Task to carry out: From the first line of the listing below to the line with "(kons) [actor,dash pattern=on", print each line exactly, and nothing more. Leave out the pictures.
◇ ◇ ◇ ◇ ◇ ◇ ◇
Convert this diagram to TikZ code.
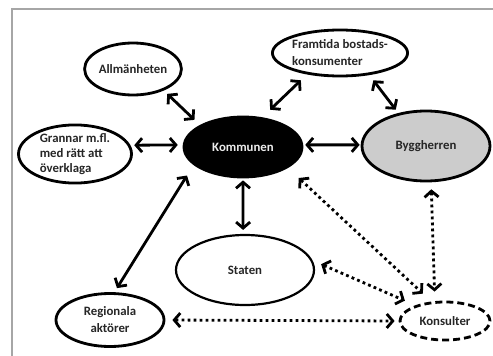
\documentclass[tikz,border=0pt]{standalone}
\usepackage{fontspec}
\setmainfont{Carlito}
\usetikzlibrary{shapes.geometric,arrows.meta}

\begin{document}
\begin{tikzpicture}[x=1pt,y=-1pt,
  actor/.style={ellipse,draw,line width=2.8pt,inner sep=0pt,text=black!85,
    font=\fontsize{12.8}{15}\selectfont\bfseries},
  link/.style={line width=2.8pt,
    {Straight Barb[length=6pt,width=14pt]}-{Straight Barb[length=6pt,width=14pt]}},
  dotlink/.style={link,dash pattern=on 2.8pt off 3.2pt}]
\useasboundingbox (0,0) rectangle (493,356);
\draw[black!35,line width=2pt] (12,356) -- (12,9) -- (493,9);

\node (allm) [actor,minimum width=90pt,minimum height=52pt] at (133,69) {Allmänheten};
\node (grann) [actor,minimum width=113pt,minimum height=52pt,align=left] at (75,154)
  {Grannar m.fl.\\med rätt att\\överklaga};
\node (komm) [actor,fill=black,text=white!92!black,minimum width=118pt,minimum height=60pt] at (243,147) {Kommunen};
\node (fram) [actor,minimum width=135pt,minimum height=46pt,align=left,
  font=\fontsize{12.8}{17}\selectfont\bfseries] at (340,53) {Framtida bostads-\\konsumenter};
\node (bygg) [actor,fill=black!20,minimum width=128pt,minimum height=70pt] at (426,146) {Byggherren};
\node (stat) [actor,line width=2.2pt,minimum width=138pt,minimum height=70pt] at (245,270) {Staten};
\node (reg) [actor,minimum width=108pt,minimum height=53pt,align=center,
  font=\fontsize{12.8}{17}\selectfont\bfseries] at (110,320) {Regionala\\aktörer};
\node (kons) [actor,dash pattern=on 7pt off 4pt,minimum width=90pt,minimum height=38pt] at (445,321) {Konsulter};

\draw[link,shorten <=4.8pt,shorten >=7.5pt] (allm.-35) -- (komm.153);
\draw[link,shorten <=3.8pt,shorten >=5pt] (grann.9) -- (komm.178);
\draw[link,shorten <=10.9pt,shorten >=8.5pt] (komm.57) -- (fram.213);
\draw[link,shorten <=6.6pt,shorten >=4.2pt] (fram.-37) -- (bygg.130);
\draw[link,shorten <=2pt,shorten >=1pt] (komm.2) -- (bygg.179);
\draw[link,shorten <=2pt,shorten >=4pt] (komm.-90) -- (stat.93);
\draw[link,shorten <=12.4pt,shorten >=4.8pt] (komm.200) -- (reg.81);
\draw[dotlink,shorten <=7pt,shorten >=4pt] (reg.0) -- (kons.180);
\draw[dotlink,shorten <=9.3pt,shorten >=11.5pt] (stat.8) -- (kons.152);
\draw[dotlink,shorten <=14.7pt,shorten >=11.6pt] (komm.-25) -- (kons.125);
\draw[dotlink,shorten <=7pt,shorten >=9.5pt] (bygg.-82) -- (kons.117);
\end{tikzpicture}
\end{document}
◇ ◇ ◇ ◇ ◇ ◇ ◇
Solution to this exercise:
Convert this diagram to TikZ code.
\documentclass[tikz,border=0pt]{standalone}
\usepackage{fontspec}
\setmainfont{Carlito}
\usetikzlibrary{shapes.geometric,arrows.meta}

\begin{document}
\begin{tikzpicture}[x=1pt,y=-1pt,
  actor/.style={ellipse,draw,line width=2.8pt,inner sep=0pt,text=black!85,
    font=\fontsize{12.8}{15}\selectfont\bfseries},
  link/.style={line width=2.8pt,
    {Straight Barb[length=6pt,width=14pt]}-{Straight Barb[length=6pt,width=14pt]}},
  dotlink/.style={link,dash pattern=on 2.8pt off 3.2pt}]
\useasboundingbox (0,0) rectangle (493,356);
\draw[black!35,line width=2pt] (12,356) -- (12,9) -- (493,9);

\node (allm) [actor,minimum width=90pt,minimum height=52pt] at (133,69) {Allmänheten};
\node (grann) [actor,minimum width=113pt,minimum height=52pt,align=left] at (75,154)
  {Grannar m.fl.\\med rätt att\\överklaga};
\node (komm) [actor,fill=black,text=white!92!black,minimum width=118pt,minimum height=60pt] at (243,147) {Kommunen};
\node (fram) [actor,minimum width=135pt,minimum height=46pt,align=left,
  font=\fontsize{12.8}{17}\selectfont\bfseries] at (340,53) {Framtida bostads-\\konsumenter};
\node (bygg) [actor,fill=black!20,minimum width=128pt,minimum height=70pt] at (426,146) {Byggherren};
\node (stat) [actor,line width=2.2pt,minimum width=138pt,minimum height=70pt] at (245,270) {Staten};
\node (reg) [actor,minimum width=108pt,minimum height=53pt,align=center,
  font=\fontsize{12.8}{17}\selectfont\bfseries] at (110,320) {Regionala\\aktörer};
\node (kons) [actor,dash pattern=on 7pt off 4pt,minimum width=90pt,minimum height=38pt] at (445,321) {Konsulter};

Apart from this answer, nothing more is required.